Starting with the first line below, extract each line through the one that contains "(eq2) at (380,191)", inclusive, excluding pictures.

*Recorded data*:

^^^^^^^^^^^^^^^^

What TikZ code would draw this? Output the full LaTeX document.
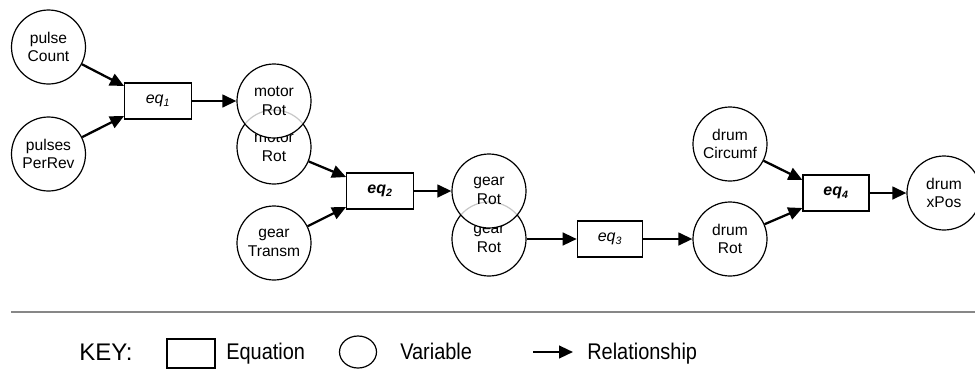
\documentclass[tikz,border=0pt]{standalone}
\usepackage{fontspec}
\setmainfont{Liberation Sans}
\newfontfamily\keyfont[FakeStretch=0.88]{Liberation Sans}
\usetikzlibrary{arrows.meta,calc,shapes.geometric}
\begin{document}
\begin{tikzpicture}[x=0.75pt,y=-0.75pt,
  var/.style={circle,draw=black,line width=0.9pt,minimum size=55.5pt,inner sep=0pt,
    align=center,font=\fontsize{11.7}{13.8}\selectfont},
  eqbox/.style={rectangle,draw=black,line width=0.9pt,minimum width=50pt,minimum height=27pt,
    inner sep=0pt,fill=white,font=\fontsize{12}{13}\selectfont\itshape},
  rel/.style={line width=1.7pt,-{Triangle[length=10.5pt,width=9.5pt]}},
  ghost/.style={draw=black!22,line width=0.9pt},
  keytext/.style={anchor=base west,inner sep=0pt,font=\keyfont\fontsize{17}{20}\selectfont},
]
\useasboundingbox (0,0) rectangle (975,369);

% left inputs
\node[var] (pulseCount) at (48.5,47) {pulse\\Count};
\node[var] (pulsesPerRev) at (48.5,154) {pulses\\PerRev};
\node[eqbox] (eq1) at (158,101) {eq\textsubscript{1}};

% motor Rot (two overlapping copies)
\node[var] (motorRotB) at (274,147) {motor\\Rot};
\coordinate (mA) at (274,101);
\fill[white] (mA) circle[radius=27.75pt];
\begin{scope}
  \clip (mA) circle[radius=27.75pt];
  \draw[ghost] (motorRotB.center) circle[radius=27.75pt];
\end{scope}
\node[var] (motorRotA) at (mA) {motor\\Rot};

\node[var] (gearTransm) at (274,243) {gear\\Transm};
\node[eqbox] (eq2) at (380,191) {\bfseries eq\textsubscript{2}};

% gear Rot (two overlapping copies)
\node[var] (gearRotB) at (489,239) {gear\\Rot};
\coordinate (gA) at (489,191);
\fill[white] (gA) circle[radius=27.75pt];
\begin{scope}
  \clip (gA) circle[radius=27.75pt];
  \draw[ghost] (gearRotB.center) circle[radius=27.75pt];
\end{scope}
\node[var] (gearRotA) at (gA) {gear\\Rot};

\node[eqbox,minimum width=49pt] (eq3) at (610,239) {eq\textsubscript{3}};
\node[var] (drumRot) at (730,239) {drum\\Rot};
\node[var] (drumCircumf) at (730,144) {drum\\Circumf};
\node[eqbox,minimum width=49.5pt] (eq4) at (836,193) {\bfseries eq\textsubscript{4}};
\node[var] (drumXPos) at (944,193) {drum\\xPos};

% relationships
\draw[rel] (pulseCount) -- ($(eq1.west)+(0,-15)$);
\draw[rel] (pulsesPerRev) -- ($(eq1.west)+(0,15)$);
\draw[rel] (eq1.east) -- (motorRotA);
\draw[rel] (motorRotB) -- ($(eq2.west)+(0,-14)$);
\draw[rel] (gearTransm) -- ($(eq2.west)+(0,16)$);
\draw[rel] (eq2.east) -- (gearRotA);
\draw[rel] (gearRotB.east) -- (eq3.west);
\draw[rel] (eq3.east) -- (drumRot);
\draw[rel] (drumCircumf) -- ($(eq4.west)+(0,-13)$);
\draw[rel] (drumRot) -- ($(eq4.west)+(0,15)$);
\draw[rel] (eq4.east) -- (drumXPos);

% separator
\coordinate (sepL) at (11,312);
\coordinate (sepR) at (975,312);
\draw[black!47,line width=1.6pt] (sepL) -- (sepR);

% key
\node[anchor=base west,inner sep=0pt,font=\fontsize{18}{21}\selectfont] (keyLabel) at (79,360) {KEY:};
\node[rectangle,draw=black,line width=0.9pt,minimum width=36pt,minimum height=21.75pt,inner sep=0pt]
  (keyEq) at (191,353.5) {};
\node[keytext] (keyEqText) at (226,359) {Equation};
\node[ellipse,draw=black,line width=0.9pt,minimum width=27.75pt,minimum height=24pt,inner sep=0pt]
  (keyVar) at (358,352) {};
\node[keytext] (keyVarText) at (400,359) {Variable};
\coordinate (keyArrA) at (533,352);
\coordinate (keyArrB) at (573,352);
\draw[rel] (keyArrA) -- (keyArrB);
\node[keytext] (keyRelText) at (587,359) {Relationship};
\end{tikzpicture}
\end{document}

^^^^^^^^^^^^^^^^

*Exercise solution*:
What TikZ code would draw this? Output the full LaTeX document.
\documentclass[tikz,border=0pt]{standalone}
\usepackage{fontspec}
\setmainfont{Liberation Sans}
\newfontfamily\keyfont[FakeStretch=0.88]{Liberation Sans}
\usetikzlibrary{arrows.meta,calc,shapes.geometric}
\begin{document}
\begin{tikzpicture}[x=0.75pt,y=-0.75pt,
  var/.style={circle,draw=black,line width=0.9pt,minimum size=55.5pt,inner sep=0pt,
    align=center,font=\fontsize{11.7}{13.8}\selectfont},
  eqbox/.style={rectangle,draw=black,line width=0.9pt,minimum width=50pt,minimum height=27pt,
    inner sep=0pt,fill=white,font=\fontsize{12}{13}\selectfont\itshape},
  rel/.style={line width=1.7pt,-{Triangle[length=10.5pt,width=9.5pt]}},
  ghost/.style={draw=black!22,line width=0.9pt},
  keytext/.style={anchor=base west,inner sep=0pt,font=\keyfont\fontsize{17}{20}\selectfont},
]
\useasboundingbox (0,0) rectangle (975,369);

% left inputs
\node[var] (pulseCount) at (48.5,47) {pulse\\Count};
\node[var] (pulsesPerRev) at (48.5,154) {pulses\\PerRev};
\node[eqbox] (eq1) at (158,101) {eq\textsubscript{1}};

% motor Rot (two overlapping copies)
\node[var] (motorRotB) at (274,147) {motor\\Rot};
\coordinate (mA) at (274,101);
\fill[white] (mA) circle[radius=27.75pt];
\begin{scope}
  \clip (mA) circle[radius=27.75pt];
  \draw[ghost] (motorRotB.center) circle[radius=27.75pt];
\end{scope}
\node[var] (motorRotA) at (mA) {motor\\Rot};

\node[var] (gearTransm) at (274,243) {gear\\Transm};
\node[eqbox] (eq2) at (380,191) {\bfseries eq\textsubscript{2}};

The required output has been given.